→ Your objective
Everything from the line containing "Emit a component" through the line containing "YAxis, ErrorBar, Legend" must be quoted exactly; everything else is left out.

→ Records provided
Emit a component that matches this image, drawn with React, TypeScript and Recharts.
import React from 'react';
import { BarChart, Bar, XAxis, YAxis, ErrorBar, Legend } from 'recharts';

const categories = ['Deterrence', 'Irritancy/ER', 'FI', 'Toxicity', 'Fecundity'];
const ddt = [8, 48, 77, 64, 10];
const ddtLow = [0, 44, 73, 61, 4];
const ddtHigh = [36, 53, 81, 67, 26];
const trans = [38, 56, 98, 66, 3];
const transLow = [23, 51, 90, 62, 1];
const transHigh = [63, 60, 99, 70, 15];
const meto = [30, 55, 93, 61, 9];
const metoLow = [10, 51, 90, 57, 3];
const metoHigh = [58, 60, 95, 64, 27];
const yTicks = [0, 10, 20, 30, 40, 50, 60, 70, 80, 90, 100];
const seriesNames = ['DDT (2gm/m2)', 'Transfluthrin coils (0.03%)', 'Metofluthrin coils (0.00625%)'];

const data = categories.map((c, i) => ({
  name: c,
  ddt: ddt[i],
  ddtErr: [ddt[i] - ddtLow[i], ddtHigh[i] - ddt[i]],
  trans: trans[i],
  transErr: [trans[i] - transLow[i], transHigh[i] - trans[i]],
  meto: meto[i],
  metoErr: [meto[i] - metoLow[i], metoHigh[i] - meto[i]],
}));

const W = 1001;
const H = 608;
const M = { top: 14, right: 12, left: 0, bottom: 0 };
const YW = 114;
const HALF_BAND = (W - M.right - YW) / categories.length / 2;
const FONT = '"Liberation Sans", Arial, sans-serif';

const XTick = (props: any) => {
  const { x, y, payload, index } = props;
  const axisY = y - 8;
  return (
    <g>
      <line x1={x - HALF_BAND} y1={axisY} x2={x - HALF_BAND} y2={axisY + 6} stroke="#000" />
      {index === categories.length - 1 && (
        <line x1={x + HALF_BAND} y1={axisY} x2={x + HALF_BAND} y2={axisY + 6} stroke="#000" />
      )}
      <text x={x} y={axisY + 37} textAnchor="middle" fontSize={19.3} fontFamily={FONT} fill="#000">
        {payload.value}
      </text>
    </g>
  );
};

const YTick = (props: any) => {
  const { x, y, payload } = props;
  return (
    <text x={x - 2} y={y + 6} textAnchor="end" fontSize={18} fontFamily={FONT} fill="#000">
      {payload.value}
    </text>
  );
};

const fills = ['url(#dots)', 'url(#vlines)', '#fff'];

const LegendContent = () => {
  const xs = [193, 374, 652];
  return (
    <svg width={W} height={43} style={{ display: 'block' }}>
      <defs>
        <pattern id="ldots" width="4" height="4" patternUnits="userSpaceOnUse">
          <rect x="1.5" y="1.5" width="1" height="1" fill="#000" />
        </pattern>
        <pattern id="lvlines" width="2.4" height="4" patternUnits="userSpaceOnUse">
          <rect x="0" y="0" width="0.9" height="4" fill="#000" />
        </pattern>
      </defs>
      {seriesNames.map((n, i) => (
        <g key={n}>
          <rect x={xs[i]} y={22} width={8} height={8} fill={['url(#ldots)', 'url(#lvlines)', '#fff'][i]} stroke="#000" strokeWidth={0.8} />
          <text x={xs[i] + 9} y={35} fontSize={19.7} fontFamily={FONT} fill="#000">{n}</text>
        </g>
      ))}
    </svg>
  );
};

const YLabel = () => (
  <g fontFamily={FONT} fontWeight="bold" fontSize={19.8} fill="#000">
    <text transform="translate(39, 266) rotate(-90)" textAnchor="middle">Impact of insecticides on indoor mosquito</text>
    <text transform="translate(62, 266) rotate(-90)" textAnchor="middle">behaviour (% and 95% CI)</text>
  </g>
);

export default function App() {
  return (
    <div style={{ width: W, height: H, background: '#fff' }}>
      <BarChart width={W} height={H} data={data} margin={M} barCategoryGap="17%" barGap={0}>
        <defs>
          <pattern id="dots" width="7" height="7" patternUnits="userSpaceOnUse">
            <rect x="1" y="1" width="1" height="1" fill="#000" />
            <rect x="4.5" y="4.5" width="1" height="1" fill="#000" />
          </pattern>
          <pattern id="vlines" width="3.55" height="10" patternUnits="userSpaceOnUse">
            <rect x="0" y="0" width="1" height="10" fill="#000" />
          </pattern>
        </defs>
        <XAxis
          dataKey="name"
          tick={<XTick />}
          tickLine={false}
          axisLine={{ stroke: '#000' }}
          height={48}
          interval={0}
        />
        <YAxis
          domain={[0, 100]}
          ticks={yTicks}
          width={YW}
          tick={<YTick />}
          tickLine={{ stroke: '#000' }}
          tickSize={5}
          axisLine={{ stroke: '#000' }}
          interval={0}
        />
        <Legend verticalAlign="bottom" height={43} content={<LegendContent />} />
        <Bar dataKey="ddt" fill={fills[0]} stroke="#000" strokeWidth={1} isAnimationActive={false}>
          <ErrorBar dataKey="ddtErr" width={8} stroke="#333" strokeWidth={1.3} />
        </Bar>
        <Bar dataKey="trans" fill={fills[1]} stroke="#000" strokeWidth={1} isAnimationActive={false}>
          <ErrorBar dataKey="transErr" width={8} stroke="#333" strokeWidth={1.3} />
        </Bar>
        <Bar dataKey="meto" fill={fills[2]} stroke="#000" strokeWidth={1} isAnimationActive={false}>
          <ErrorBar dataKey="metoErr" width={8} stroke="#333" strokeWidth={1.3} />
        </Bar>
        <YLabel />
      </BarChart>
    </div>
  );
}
---
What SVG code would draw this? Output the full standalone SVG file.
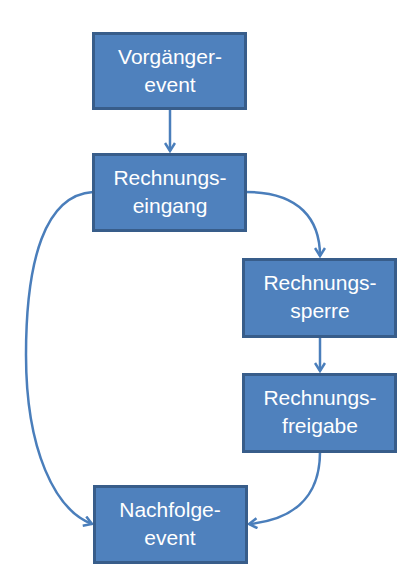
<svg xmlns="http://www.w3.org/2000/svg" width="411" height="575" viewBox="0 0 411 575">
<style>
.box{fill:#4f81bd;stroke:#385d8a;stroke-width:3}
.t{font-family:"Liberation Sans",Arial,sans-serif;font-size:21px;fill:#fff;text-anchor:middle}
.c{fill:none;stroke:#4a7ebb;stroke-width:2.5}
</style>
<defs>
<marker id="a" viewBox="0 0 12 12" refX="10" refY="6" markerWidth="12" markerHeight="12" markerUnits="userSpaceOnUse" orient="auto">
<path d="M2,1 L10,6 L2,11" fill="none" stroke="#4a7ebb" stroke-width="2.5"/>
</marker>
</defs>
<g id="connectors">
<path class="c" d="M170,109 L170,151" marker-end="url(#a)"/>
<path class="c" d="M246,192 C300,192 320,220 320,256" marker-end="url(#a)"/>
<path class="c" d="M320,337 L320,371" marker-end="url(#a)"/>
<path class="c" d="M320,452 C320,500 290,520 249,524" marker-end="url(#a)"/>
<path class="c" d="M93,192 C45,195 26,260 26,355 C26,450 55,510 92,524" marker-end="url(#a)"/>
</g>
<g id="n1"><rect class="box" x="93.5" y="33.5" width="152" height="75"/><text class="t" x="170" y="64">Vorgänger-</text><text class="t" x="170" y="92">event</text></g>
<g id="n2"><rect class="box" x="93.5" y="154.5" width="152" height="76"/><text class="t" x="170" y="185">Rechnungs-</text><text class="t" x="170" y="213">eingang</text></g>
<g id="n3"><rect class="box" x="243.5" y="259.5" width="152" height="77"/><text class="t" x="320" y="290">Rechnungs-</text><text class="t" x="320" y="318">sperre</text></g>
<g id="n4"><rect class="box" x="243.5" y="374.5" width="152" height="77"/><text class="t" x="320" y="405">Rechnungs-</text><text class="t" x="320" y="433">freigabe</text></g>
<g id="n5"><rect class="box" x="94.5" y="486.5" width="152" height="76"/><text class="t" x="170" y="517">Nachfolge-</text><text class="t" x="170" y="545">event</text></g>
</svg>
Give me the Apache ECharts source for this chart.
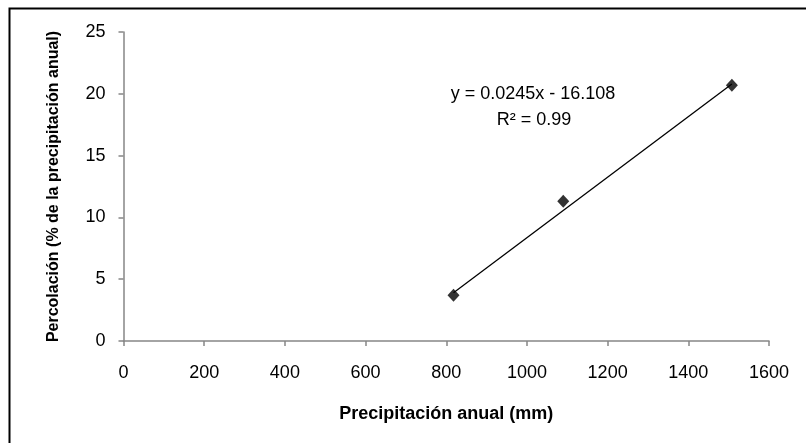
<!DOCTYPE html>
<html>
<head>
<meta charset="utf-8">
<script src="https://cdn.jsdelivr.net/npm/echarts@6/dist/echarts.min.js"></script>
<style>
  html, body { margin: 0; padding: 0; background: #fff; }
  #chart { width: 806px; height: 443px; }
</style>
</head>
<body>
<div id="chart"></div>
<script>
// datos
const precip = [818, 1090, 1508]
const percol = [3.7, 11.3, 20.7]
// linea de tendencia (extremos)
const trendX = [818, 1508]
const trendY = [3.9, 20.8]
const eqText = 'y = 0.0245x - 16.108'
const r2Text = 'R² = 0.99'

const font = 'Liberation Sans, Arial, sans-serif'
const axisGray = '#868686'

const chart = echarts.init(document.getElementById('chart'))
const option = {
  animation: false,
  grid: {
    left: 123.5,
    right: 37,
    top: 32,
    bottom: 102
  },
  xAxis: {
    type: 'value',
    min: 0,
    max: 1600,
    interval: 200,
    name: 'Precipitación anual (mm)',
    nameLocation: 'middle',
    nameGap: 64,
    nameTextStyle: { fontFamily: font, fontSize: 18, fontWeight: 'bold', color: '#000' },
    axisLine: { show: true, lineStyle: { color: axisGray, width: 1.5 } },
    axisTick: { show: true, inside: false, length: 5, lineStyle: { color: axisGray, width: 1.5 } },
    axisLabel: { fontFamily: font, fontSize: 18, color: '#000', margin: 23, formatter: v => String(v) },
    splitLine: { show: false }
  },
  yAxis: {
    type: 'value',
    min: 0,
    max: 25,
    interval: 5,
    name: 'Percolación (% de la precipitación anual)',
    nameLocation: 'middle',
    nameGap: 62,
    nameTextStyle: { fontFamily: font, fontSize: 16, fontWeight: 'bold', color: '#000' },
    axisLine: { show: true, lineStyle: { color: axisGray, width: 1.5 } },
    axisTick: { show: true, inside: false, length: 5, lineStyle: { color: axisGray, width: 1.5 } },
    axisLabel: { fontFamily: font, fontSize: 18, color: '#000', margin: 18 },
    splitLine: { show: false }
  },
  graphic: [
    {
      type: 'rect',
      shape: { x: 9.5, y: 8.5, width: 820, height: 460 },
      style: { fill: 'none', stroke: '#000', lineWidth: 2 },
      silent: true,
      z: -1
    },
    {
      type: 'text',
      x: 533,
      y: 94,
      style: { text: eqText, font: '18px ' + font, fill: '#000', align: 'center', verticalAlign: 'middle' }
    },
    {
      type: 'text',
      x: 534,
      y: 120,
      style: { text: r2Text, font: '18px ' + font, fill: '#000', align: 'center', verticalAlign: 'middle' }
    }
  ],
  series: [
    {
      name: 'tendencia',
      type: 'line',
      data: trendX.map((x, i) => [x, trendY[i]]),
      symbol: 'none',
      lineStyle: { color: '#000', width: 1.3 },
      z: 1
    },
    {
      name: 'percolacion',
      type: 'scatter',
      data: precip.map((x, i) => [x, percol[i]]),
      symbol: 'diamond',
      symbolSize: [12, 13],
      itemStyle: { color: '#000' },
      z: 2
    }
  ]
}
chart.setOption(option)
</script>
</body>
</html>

→ Reply to the task
Emit a component that matches this image, drawn with React, TypeScript and Recharts.
import React from 'react';
import { BarChart, Bar, XAxis, YAxis, ErrorBar, Legend } from 'recharts';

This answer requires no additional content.